The US budget deficit is likely to fall by US$60 billion this year due to strong revenue gains, the Congressional Budget Office (CBO) said on Tuesday, enabling the government to stave off default without a debt limit hike perhaps through early December.
The CBO said it now estimates a US$426 billion deficit for this fiscal year, down from its US$486 billion forecast made in March. It also forecast a fiscal year deficit of US$414 billion next year, a reduction of US$41 billion from the previous estimate.
The new forecast would bring the deficit to its lowest dollar amount since 2007 and as a 2.4 percent share of US economic output, it would be below the 50-year average.
The deficit peaked at US$1.4 trillion in 2009 and shrank to US$485 billion last year.
The waning deficit may temper some demands in the US Congress for deeper spending cuts or weaken resistance to lifting the “sequester” spending caps on discretionary programs as lawmakers negotiate new spending legislation for the next fiscal year, which starts on Oct. 1.
However, Senate Budget Committee Chairman Mike Enzi, a Republican, warned against budget complacency.
“I would caution those who would use this report as an opportunity to take these short-term savings and push for more spending. If our nation is serious about balancing our budget and reducing America’s debt, real, substantive budget reforms and savings will have to be on the table during any spending negotiations,” he said in a statement.
The stronger-than-forecast tax collections mean that the US Treasury’s extraordinary cash management measures, employed since a debt limit extension expired in March, can stave off a federal default on payment obligations a bit longer.
The CBO previously said that the Treasury would likely exhaust all remaining borrowing capacity in October or November. In its latest guidance, it said that deadline is now likely to come between mid-November and early December due to the additional revenues.
However, the brighter near-term picture does not change the CBO’s longstanding view that the still-growing federal debt is unsustainable.

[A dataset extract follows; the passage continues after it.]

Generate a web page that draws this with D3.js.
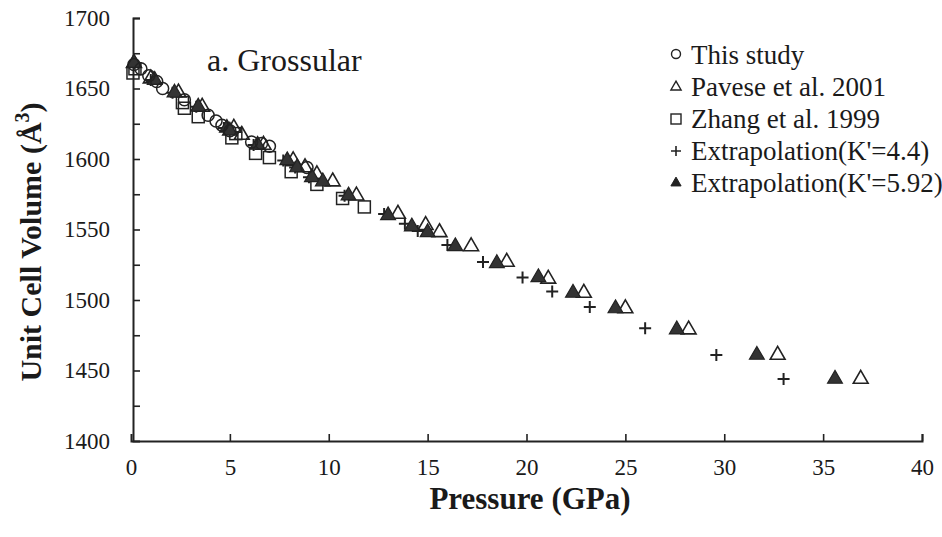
<!DOCTYPE html>
<html><head><meta charset="utf-8">
<script src="https://cdn.jsdelivr.net/npm/d3@7"></script>
<style>body{margin:0;background:#fff}svg{display:block}
svg text{font-family:'Liberation Serif','Times New Roman',Times,'DejaVu Serif','Noto Serif',serif !important;fill:#1a1a1a}</style>
</head><body>
<svg id="c" width="942" height="537"></svg>
<script>
// ---- data (pressure GPa, volume Å^3) ----
const thisStudy = [[0.15,1667],[0.5,1664],[0.9,1659],[1.3,1655],[1.6,1650],[2.7,1642],[3.9,1631],[4.3,1627],[4.6,1624],[5.0,1620],[6.1,1612],[6.6,1611],[7.0,1609],[8.9,1594]];
const pavese = [[0.15,1668],[1.0,1657],[2.4,1647],[3.6,1637],[5.2,1622],[5.6,1617],[6.7,1610],[8.2,1599],[8.8,1594],[9.4,1589],[10.2,1584],[11.4,1574],[13.5,1561],[14.9,1553],[15.6,1548],[17.2,1538],[19.0,1527],[21.1,1515],[22.9,1505],[25.0,1494],[28.2,1479],[32.7,1461],[36.9,1444]];
const zhang = [[0.1,1661],[0.2,1664],[2.6,1640],[2.7,1636],[3.4,1630],[5.1,1615],[5.3,1618],[6.3,1604],[7.0,1601],[8.1,1591],[9.4,1582],[10.7,1572],[11.8,1566]];
const extrap44 = [[0.15,1668],[1.0,1656],[2.1,1647],[3.3,1637],[4.7,1622],[6.2,1610],[7.7,1599],[8.3,1594],[9.0,1587],[10.8,1574],[12.8,1561],[13.85,1554],[14.5,1549],[16.0,1539],[17.8,1527],[19.8,1516],[21.3,1506],[23.2,1495],[26.0,1480],[29.6,1461],[33.0,1444]];
const extrap592 = [[0.15,1668],[1.2,1656],[2.2,1647],[3.4,1637],[4.85,1622],[5.0,1620],[6.4,1610],[7.9,1599],[8.4,1594],[9.15,1587],[9.7,1584],[11.0,1574],[13.0,1560],[14.2,1552],[15.0,1548],[16.4,1538],[18.5,1526],[20.6,1516],[22.35,1505],[24.5,1494],[27.6,1479],[31.65,1461],[35.6,1444]];
const xTicks = [0,5,10,15,20,25,30,35,40];
const yTicks = [1400,1450,1500,1550,1600,1650,1700];
const legendLabels = ["This study","Pavese et al. 2001","Zhang et al. 1999","Extrapolation(K'=4.4)","Extrapolation(K'=5.92)"];

const FONT = "'Liberation Serif','Times New Roman',Times,'DejaVu Serif',serif";
const svg = d3.select("#c");
const x = d3.scaleLinear().domain([0,40]).range([131,922]);
const y = d3.scaleLinear().domain([1400,1700]).range([441,18]);
const ink = "#222";

// axes
const xAxis = svg.append("g").attr("transform","translate(0,441)")
  .call(d3.axisBottom(x).tickValues(xTicks).tickSize(-7).tickPadding(18).tickFormat(d3.format("d")));
const yAxis = svg.append("g").attr("transform","translate(133,0)")
  .call(d3.axisLeft(y).tickValues(d3.range(1400,1701,25)).tickSize(-7).tickPadding(23)
    .tickFormat(d => yTicks.includes(d) ? d : ""));
[xAxis,yAxis].forEach(g=>{
  g.attr("font-family",FONT);
  g.select(".domain").attr("stroke",ink).attr("stroke-width",2);
  g.selectAll(".tick line").attr("stroke",ink).attr("stroke-width",1.6);
  g.selectAll(".tick text").attr("font-size",23).style("font-family",FONT).attr("fill","#1a1a1a");
});
xAxis.selectAll(".tick").filter(d=>d===0).select("line").remove();
yAxis.selectAll(".tick").filter(d=>d===1400).select("line").remove();

// titles
svg.append("text").attr("x",530).attr("y",509).attr("text-anchor","middle").style("font-family",FONT)
  .attr("font-size",31).attr("font-weight","bold").text("Pressure (GPa)");
const yt = svg.append("text").attr("transform","translate(41,242) rotate(-90)").attr("text-anchor","middle")
  .style("font-family",FONT).attr("font-size",30).attr("font-weight","bold");
yt.append("tspan").text("Unit Cell Volume (Å");
yt.append("tspan").attr("dy",-12).attr("font-size",20).text("3");
yt.append("tspan").attr("dy",12).text(")");

svg.append("text").attr("x",207).attr("y",71).style("font-family",FONT).attr("font-size",32).text("a. Grossular");

// markers
const tri = d3.symbol().type(d3.symbolTriangle).size(95);
const g = svg.append("g");
g.selectAll(".zh").data(zhang).join("rect")
  .attr("x",d=>x(d[0])-6).attr("y",d=>y(d[1])-6).attr("width",12).attr("height",12)
  .attr("fill","none").attr("stroke",ink).attr("stroke-width",1.5);
g.selectAll(".pv").data(pavese).join("path")
  .attr("d",tri).attr("transform",d=>`translate(${x(d[0])},${y(d[1])})`)
  .attr("fill","none").attr("stroke",ink).attr("stroke-width",1.6);
g.selectAll(".e4l").data(extrap44).join("path")
  .attr("d",d=>{const cx=x(d[0]),cy=y(d[1]);return `M${cx-6},${cy}H${cx+6}M${cx},${cy-6}V${cy+6}`;})
  .attr("stroke",ink).attr("stroke-width",2);
g.selectAll(".e5").data(extrap592).join("path")
  .attr("d",tri).attr("transform",d=>`translate(${x(d[0])},${y(d[1])})`)
  .attr("fill","#333").attr("stroke",ink).attr("stroke-width",1.2);
g.selectAll(".ts").data(thisStudy).join("circle")
  .attr("cx",d=>x(d[0])).attr("cy",d=>y(d[1])).attr("r",6)
  .attr("fill","none").attr("stroke",ink).attr("stroke-width",1.5);

// legend
const lg = svg.append("g");
const rowY = i => 56 + i*32;
const lx = 676;
legendLabels.forEach((t,i)=>{
  const cy = rowY(i);
  if(i===0) lg.append("circle").attr("cx",lx).attr("cy",cy-2).attr("r",4.5).attr("fill","none").attr("stroke",ink).attr("stroke-width",1.4);
  if(i===1) lg.append("path").attr("d",d3.symbol().type(d3.symbolTriangle).size(45)()).attr("transform",`translate(${lx},${cy-1})`).attr("fill","none").attr("stroke",ink).attr("stroke-width",1.4);
  if(i===2) lg.append("rect").attr("x",lx-5).attr("y",cy-6).attr("width",10).attr("height",10).attr("fill","none").attr("stroke",ink).attr("stroke-width",1.4);
  if(i===3) lg.append("path").attr("d",`M${lx-5},${cy-1}H${lx+5}M${lx},${cy-6}V${cy+4}`).attr("stroke",ink).attr("stroke-width",1.6);
  if(i===4) lg.append("path").attr("d",d3.symbol().type(d3.symbolTriangle).size(45)()).attr("transform",`translate(${lx},${cy-1})`).attr("fill","#222").attr("stroke",ink);
  lg.append("text").attr("x",691).attr("y",cy+8).style("font-family",FONT).attr("font-size",27).text(t);
});
</script>
</body></html>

The CBO forecast that public debt would grow from about 74 percent of GDP now to about 77 percent in 2025.
“If this debt continues to grow, it handcuffs the government if we go into another recession,” CBO Director Keith Hall said, noting that in 2007, before the financial crisis hit, the US debt-to-GDP ratio was about 38 percent.
“Starting at 74 percent would be a difficult thing to deal with in another downturn,” he said.